Every other Tuesday, Slevin picks a double feature based on a theme. Sometimes it’s seasonal, such as for the 4th of July or Halloween; other evenings are themed on a specific actor, such as “Carradine Collisions,” featuring David Carradine, “Hole Lotta Love” with Courtney Love, or “Marxism 101,” a night of Marx Brothers films.

He pairs better-known films with more obscure ones. For “High Seas Adventure,” the draw was the surreal 1990s cult classic Cabin Boy starring Chris Elliott. First, though, Slevin showed Czech director Karel Zeman’s Invention for Destruction, a vivid 1958 semi-animated adventure based on the works of Jules Verne.

“That B-side is the one that I want people to see,” he admits. A pairing of films by Prince featured Purple Rain—but only after he showed Under the Cherry Moon, the musician’s 1986 musical romantic comedy. Though it was poorly reviewed at the time and flopped at the box office, Slevin maintains that “it’s a wonderful movie.” And this way, “you have to actually experience it if you wanna get the ‘sugar-fix’ movie that you’ve seen a couple of times already. … That’s, like, my holy grail for all of this stuff: showing people something that they might not be aware of.”

8 Ball Movie Nights have a homey vibe, with a spread of free snacks and ten to twenty attendees enjoying pitchers of beer. In warmer months, they’re held on the back patio, with the films projected from the roof of the bar onto the gray-painted wall of the office building next door. The atmosphere is loose and funny, with viewers shouting jokes at the screen, Mystery Science Theater 3000–style. There’s a warm camaraderie among the mostly Gen X and Millennial crowd, and a shared appreciation for the unconventional and the unexpected.

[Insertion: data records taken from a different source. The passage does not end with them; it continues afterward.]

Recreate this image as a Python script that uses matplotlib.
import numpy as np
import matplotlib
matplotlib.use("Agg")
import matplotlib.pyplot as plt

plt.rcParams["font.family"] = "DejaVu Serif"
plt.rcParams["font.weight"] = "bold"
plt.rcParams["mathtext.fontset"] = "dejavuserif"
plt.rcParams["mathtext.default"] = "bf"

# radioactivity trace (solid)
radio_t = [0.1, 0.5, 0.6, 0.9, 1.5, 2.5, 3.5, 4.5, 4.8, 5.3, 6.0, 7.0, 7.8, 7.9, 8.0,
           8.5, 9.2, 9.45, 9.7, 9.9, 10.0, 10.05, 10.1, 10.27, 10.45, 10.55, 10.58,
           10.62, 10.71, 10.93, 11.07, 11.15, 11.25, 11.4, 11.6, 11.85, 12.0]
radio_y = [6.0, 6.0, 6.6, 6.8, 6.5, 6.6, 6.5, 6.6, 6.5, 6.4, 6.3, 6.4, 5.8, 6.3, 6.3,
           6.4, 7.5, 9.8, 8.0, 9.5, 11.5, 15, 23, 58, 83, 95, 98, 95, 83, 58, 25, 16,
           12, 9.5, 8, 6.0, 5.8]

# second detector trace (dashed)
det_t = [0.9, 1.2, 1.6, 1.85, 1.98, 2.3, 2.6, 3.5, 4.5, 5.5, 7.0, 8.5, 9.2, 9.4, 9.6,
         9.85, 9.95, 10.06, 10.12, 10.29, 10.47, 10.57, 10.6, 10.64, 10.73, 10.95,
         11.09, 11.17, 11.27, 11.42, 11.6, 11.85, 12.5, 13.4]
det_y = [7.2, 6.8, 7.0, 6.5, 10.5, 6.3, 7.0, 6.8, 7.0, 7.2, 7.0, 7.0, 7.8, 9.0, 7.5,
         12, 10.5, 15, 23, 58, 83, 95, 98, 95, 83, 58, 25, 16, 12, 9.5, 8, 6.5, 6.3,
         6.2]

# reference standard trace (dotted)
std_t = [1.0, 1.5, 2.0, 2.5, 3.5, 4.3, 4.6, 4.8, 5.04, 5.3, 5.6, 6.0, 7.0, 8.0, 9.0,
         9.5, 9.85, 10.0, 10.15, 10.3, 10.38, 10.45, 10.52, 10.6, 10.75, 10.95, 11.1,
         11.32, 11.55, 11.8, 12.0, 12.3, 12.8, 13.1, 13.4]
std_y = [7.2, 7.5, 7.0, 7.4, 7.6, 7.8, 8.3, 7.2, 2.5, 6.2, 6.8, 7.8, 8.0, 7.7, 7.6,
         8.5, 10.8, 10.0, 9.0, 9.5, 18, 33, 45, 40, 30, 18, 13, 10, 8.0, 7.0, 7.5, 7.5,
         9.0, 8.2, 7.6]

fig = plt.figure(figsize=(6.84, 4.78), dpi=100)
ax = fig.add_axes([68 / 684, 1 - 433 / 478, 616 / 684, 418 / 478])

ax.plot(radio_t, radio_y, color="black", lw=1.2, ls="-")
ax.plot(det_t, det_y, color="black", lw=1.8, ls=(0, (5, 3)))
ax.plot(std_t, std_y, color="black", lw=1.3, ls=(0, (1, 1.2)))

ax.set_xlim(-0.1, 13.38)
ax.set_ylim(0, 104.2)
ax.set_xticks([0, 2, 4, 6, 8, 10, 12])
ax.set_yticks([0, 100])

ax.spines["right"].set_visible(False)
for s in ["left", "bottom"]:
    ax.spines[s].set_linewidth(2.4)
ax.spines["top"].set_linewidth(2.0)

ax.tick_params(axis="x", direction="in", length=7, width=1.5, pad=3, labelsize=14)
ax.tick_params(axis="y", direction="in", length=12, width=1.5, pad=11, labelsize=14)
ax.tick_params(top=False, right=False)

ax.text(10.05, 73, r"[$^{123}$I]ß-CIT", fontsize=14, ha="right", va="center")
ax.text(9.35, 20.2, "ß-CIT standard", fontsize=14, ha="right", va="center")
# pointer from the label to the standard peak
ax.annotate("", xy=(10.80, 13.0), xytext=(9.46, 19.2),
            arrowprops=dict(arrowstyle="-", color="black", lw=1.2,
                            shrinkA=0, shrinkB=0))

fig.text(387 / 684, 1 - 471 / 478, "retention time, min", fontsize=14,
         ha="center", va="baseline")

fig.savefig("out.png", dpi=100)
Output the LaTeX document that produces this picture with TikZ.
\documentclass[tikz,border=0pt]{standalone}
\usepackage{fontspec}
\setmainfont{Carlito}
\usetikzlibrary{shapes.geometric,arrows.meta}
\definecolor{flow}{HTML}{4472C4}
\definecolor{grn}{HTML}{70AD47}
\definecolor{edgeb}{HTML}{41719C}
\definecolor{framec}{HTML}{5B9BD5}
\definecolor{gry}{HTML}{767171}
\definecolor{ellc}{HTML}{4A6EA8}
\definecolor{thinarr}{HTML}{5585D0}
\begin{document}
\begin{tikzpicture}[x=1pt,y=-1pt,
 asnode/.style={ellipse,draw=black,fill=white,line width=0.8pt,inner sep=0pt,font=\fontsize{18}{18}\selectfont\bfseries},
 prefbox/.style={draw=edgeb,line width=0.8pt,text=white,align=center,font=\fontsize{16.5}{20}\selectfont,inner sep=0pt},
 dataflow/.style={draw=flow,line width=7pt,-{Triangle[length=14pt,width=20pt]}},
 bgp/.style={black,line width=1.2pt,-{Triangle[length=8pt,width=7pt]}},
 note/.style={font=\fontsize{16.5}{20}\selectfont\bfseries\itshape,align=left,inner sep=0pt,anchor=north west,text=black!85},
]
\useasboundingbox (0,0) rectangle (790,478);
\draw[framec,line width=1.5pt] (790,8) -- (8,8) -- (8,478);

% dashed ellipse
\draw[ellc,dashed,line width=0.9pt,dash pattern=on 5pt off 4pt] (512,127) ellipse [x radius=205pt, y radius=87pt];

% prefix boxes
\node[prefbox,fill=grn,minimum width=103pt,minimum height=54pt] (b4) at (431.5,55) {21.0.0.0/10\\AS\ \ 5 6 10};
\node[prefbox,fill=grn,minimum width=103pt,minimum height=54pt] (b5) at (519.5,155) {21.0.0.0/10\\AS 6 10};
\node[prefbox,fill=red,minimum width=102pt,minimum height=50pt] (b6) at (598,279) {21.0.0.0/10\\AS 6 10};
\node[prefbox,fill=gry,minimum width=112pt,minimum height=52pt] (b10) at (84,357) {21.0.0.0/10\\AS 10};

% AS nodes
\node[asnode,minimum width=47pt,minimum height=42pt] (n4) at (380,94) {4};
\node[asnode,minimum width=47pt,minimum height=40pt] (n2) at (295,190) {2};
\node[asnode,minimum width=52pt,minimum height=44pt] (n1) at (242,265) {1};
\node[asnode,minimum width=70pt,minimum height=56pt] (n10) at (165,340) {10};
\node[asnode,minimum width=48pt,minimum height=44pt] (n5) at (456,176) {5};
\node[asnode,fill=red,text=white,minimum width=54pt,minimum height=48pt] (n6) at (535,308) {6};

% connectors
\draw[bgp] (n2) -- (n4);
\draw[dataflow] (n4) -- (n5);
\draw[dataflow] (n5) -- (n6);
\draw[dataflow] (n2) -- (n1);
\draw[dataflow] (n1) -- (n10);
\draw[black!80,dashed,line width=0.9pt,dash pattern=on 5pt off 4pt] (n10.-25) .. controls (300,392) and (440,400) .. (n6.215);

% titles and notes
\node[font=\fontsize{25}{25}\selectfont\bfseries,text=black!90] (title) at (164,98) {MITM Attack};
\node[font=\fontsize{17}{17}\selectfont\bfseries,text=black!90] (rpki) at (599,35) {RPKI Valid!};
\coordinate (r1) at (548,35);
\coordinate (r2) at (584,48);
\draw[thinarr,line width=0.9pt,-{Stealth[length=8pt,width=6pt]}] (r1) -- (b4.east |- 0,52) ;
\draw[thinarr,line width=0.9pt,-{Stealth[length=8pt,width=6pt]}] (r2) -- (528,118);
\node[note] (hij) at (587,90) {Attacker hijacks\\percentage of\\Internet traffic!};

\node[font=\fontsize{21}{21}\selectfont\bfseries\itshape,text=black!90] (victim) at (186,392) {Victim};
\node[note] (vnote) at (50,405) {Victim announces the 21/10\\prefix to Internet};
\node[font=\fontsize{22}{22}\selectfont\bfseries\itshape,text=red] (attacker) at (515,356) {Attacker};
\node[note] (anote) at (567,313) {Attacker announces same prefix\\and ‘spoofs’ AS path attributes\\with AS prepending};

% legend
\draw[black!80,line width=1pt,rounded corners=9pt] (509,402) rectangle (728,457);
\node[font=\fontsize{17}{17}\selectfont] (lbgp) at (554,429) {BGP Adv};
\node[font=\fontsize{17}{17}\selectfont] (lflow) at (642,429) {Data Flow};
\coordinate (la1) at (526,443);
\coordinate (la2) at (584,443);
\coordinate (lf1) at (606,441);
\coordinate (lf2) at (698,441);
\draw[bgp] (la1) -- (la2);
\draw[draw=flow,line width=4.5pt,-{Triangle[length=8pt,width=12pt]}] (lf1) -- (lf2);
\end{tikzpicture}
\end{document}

Between films, there are trivia contests with prizes for winners after three rounds (a free DVD from Slevin’s large collection, which he brings in a huge tote bag), as well as portable games of mini golf from Ypsilanti-based Putt-R-Round. 

“It’s become this sort of community of friends,” says Slevin. “The response that we’ve had as of late these last couple of years has been so good: just being able to sit down, fuck around, watch something weird and stupid, and just have an experience together.”